Historiker diskutierten in Prag über das Münchner Abkommen von 1938

"Das Münchner Abkommen - der Weg zur Destruktion der Demokratie in Europa" war das Leitmotto einer internationalen Konferenz, die am Freitag und Samstag vergangener Woche im Prager Czernin-Palais, dem Sitz des tschechischen Außenministeriums stattfand. An diesem Treffen nahm buchstäblich die Elite der tschechischen Historiografie teil, zu Gast waren aber auch namhafte Historiker aus Frankreich, Großbritannien, Polen, Russland und der Slowakei. Dass die Ereignisse vor 65 Jahren nach wie vor genug Stoff für neue Auseinandersetzungen bzw. einen lebhaften Meinungsaustausch bieten, dokumentiert Jitka Mladkova im folgenden Beitrag anhand von Äußerungen wenigstens einiger Konferenzteilnehmer:

Münchner Abkommen | Foto: Bundesarchiv,  Bild 183-R69173/Wikimedia Commons,  CC BY-SA 1.0
Das Münchner Abkommen sei eigentlich ebenso aktuell wie alle anderen Schlüsselmomente der Geschichte, in denen entschieden wurde, wie sich unser Land bzw. ganz Europa - beides ist kaum voneinander zu trennen - entwickeln würde, meinte Prof. Jaroslav Panek in einem Gespräch mit Radio Prag. Ein Thema, das die Aufmerksamkeit vieler Historiker auf sich zieht, aber noch öfter die Aufmerksamkeit der Medien, behauptet Panek. Der Grund sei:

"Da verständlicherweise das Bedürfnis entstanden ist, die traditionelle Sichtweise auf diese Thematik neu zu bewerten, tauchen auch in unserer Presse unterschiedliche, mehr oder auch weniger auf Fakten basierende Meinungen auf. Manchmal auch solche, die in die Sphäre einer postmodernen Betrachtung übergehen, indem der Autor aus der Sicht eines Menschen, der das Resultat der Ereignisse kennt, sehr streng und oft mit wenig Verständnis über historische Persönlichkeiten urteilt."

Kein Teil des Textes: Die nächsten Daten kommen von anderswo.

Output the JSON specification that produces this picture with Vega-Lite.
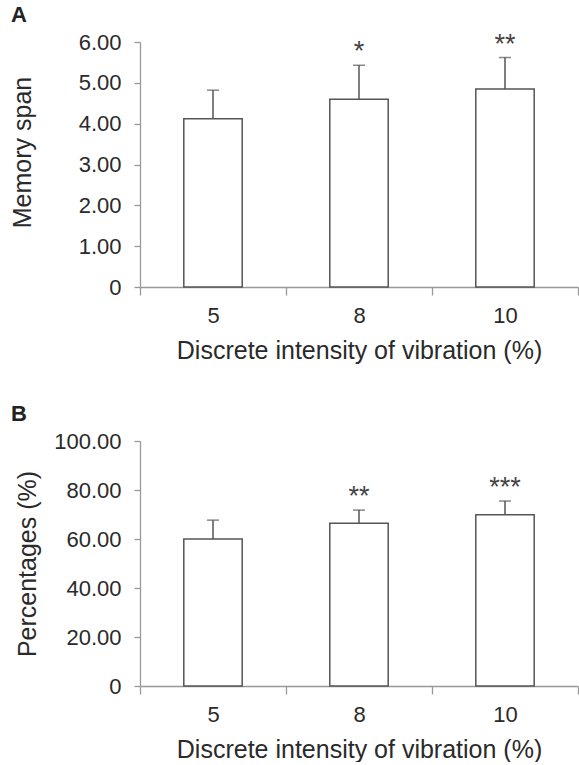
{
  "$schema": "https://vega.github.io/schema/vega-lite/v6.json",
  "background": "white",
  "padding": {"left": 10, "top": 3, "right": 0, "bottom": 0},
  "spacing": 40,
  "config": {
    "view": {"stroke": null},
    "font": "Liberation Sans",
    "axis": {
      "domainColor": "#999999",
      "tickColor": "#999999",
      "domainWidth": 1.3,
      "tickWidth": 1.3,
      "labelColor": "#2a2a2a",
      "titleColor": "#2a2a2a",
      "labelFont": "Liberation Sans",
      "titleFont": "Liberation Sans",
      "labelFontSize": 22,
      "titleFontSize": 25,
      "titleFontWeight": "normal",
      "grid": false
    },
    "title": {"fontSize": 22, "fontWeight": "bold", "color": "#222222", "anchor": "start", "frame": "group", "font": "Liberation Sans"}
  },
  "vconcat": [
    {
      "title": {"text": "A", "dx": -129},
      "width": 438,
      "height": 245,
      "data": {"values": [
        {"intensity": "5", "mean": 4.12, "upper": 4.82, "sig": ""},
        {"intensity": "8", "mean": 4.60, "upper": 5.43, "sig": "*"},
        {"intensity": "10", "mean": 4.85, "upper": 5.62, "sig": "**"}
      ]},
      "encoding": {
        "x": {
          "field": "intensity", "type": "ordinal", "sort": ["5", "8", "10"],
          "scale": {"paddingInner": 0, "paddingOuter": 0},
          "axis": {"title": "Discrete intensity of vibration (%)", "labelAngle": 0, "tickBand": "extent", "tickSize": 8, "labelPadding": 27, "labelBaseline": "alphabetic", "titleBaseline": "alphabetic", "titleY": 71}
        }
      },
      "layer": [
        {
          "mark": {"type": "bar", "fill": "white", "stroke": "#555555", "strokeWidth": 1.5, "width": {"band": 0.4}},
          "encoding": {
            "y": {
              "field": "mean", "type": "quantitative", "title": "Memory span",
              "scale": {"domain": [0, 6], "nice": false},
              "axis": {"values": [0, 1, 2, 3, 4, 5, 6], "labelExpr": "datum.value == 0 ? '0' : format(datum.value, '.2f')", "tickSize": 6, "labelPadding": 13, "titleX": -110, "titleY": 110, "titleBaseline": "alphabetic"}
            }
          }
        },
        {
          "mark": {"type": "rule", "color": "#555555", "strokeWidth": 1.5},
          "encoding": {"y": {"field": "mean", "type": "quantitative", "title": "Memory span"}, "y2": {"field": "upper"}}
        },
        {
          "mark": {"type": "tick", "color": "#555555", "thickness": 1.5, "size": 12},
          "encoding": {"y": {"field": "upper", "type": "quantitative", "title": "Memory span"}}
        },
        {
          "mark": {"type": "text", "fontSize": 27, "color": "#444444", "baseline": "alphabetic", "dy": -5},
          "encoding": {"y": {"field": "upper", "type": "quantitative", "title": "Memory span"}, "text": {"field": "sig"}}
        }
      ]
    },
    {
      "title": {"text": "B", "dx": -129},
      "width": 438,
      "height": 245,
      "data": {"values": [
        {"intensity": "5", "mean": 60.0, "upper": 67.7, "sig": ""},
        {"intensity": "8", "mean": 66.4, "upper": 71.8, "sig": "**"},
        {"intensity": "10", "mean": 69.9, "upper": 75.5, "sig": "***"}
      ]},
      "encoding": {
        "x": {
          "field": "intensity", "type": "ordinal", "sort": ["5", "8", "10"],
          "scale": {"paddingInner": 0, "paddingOuter": 0},
          "axis": {"title": "Discrete intensity of vibration (%)", "labelAngle": 0, "tickBand": "extent", "tickSize": 8, "labelPadding": 27, "labelBaseline": "alphabetic", "titleBaseline": "alphabetic", "titleY": 71}
        }
      },
      "layer": [
        {
          "mark": {"type": "bar", "fill": "white", "stroke": "#555555", "strokeWidth": 1.5, "width": {"band": 0.4}},
          "encoding": {
            "y": {
              "field": "mean", "type": "quantitative", "title": "Percentages (%)",
              "scale": {"domain": [0, 100], "nice": false},
              "axis": {"values": [0, 20, 40, 60, 80, 100], "labelExpr": "datum.value == 0 ? '0' : format(datum.value, '.2f')", "tickSize": 6, "labelPadding": 13, "titleX": -105, "titleBaseline": "alphabetic"}
            }
          }
        },
        {
          "mark": {"type": "rule", "color": "#555555", "strokeWidth": 1.5},
          "encoding": {"y": {"field": "mean", "type": "quantitative", "title": "Percentages (%)"}, "y2": {"field": "upper"}}
        },
        {
          "mark": {"type": "tick", "color": "#555555", "thickness": 1.5, "size": 12},
          "encoding": {"y": {"field": "upper", "type": "quantitative", "title": "Percentages (%)"}}
        },
        {
          "mark": {"type": "text", "fontSize": 27, "color": "#444444", "baseline": "alphabetic", "dy": -5},
          "encoding": {"y": {"field": "upper", "type": "quantitative", "title": "Percentages (%)"}, "text": {"field": "sig"}}
        }
      ]
    }
  ]
}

Prof. Panek sieht die Bedeutung der Prager Konferenz auch darin, dass die tschechische bzw. tschechoslowakische Tragödie der Jahre 1938/39 im europäischen Kontext präsentiert werden konnte. Nach Meinung eines der Organisatoren, Dr. Jan Nemecek, stießen jedoch schon immer kontroverse Meinungen zum Thema "Münchner Abkommen" aufeinander, was auch auf der Prager Konferenz zum Vorschein gekommen sei. In dieser Hinsicht sei bei der Auseinandersetzung mit diesem Thema im Prinzip keine Entwicklung zu verzeichnen, meint Nemecek. Ihm zufolge habe es auch in Prag wie üblich sowohl kritische Stimmen z.B. in Bezug auf die Stellungnahme der tschechoslowakischen Regierung zu den Ereignissen im Herbst 1938, als auch Verständnis dafür zu hören gegeben. Die Fakten wiederholen sich, viel Neues hat die Konferenz nach Nemeceks Ansicht nicht gebracht:

Adolf Hiltler
" Künftig geht es viel mehr darum, wie man die einzelnen Ereignisse um das Münchner Abkommen, sprich die Einstellung der damaligen Regierung bzw. ihre Akzeptanz dieses Dokuments, namentlich dann die Einstellung von Präsident Edward Benes, interpretieren wird. Die Historiker gehen zwar von denselben Quellen, von denselben Fakten aus, ziehen jedoch aus ihnen paradoxerweise oft absolut unterschiedliche Schlüsse."

Davon, dass es bei der Bewertung der Historikerkonferenz in Prag Meinungsunterschiede selbst unter den tschechischen Historikern gab, zeugt z.B. auch die Äußerung von Prof. Jiri Pesek, der im Unterschied zu seinem Kollegen Nemecek von einem eindeutig positivem Beitrag der Konferenz spricht:

"Das Münchner Abkommen" war etwas, was jahrzehntelang zwischen der Tschechoslowakei und Westeuropa lag und hierzulande als eine Art Warnung galt: Vorsicht, der Westen wird uns verraten! Das ist nun vorbei. Und diese Konferenz hat neben ihrer rein wissenschaftlichen Ebene klar gezeigt, dass es sich hierbei zwar um ein traumatisches Thema handelt, dass wir jedoch in der Lage sind, über dieses Thema wie über unser gemeinsames Problem mit unseren Kollegen aus Westeuropa sehr produktiv zu diskutieren. Also ein Thema, das uns nicht mehr trennt, sondern an einen Verhandlungstisch zusammenführt."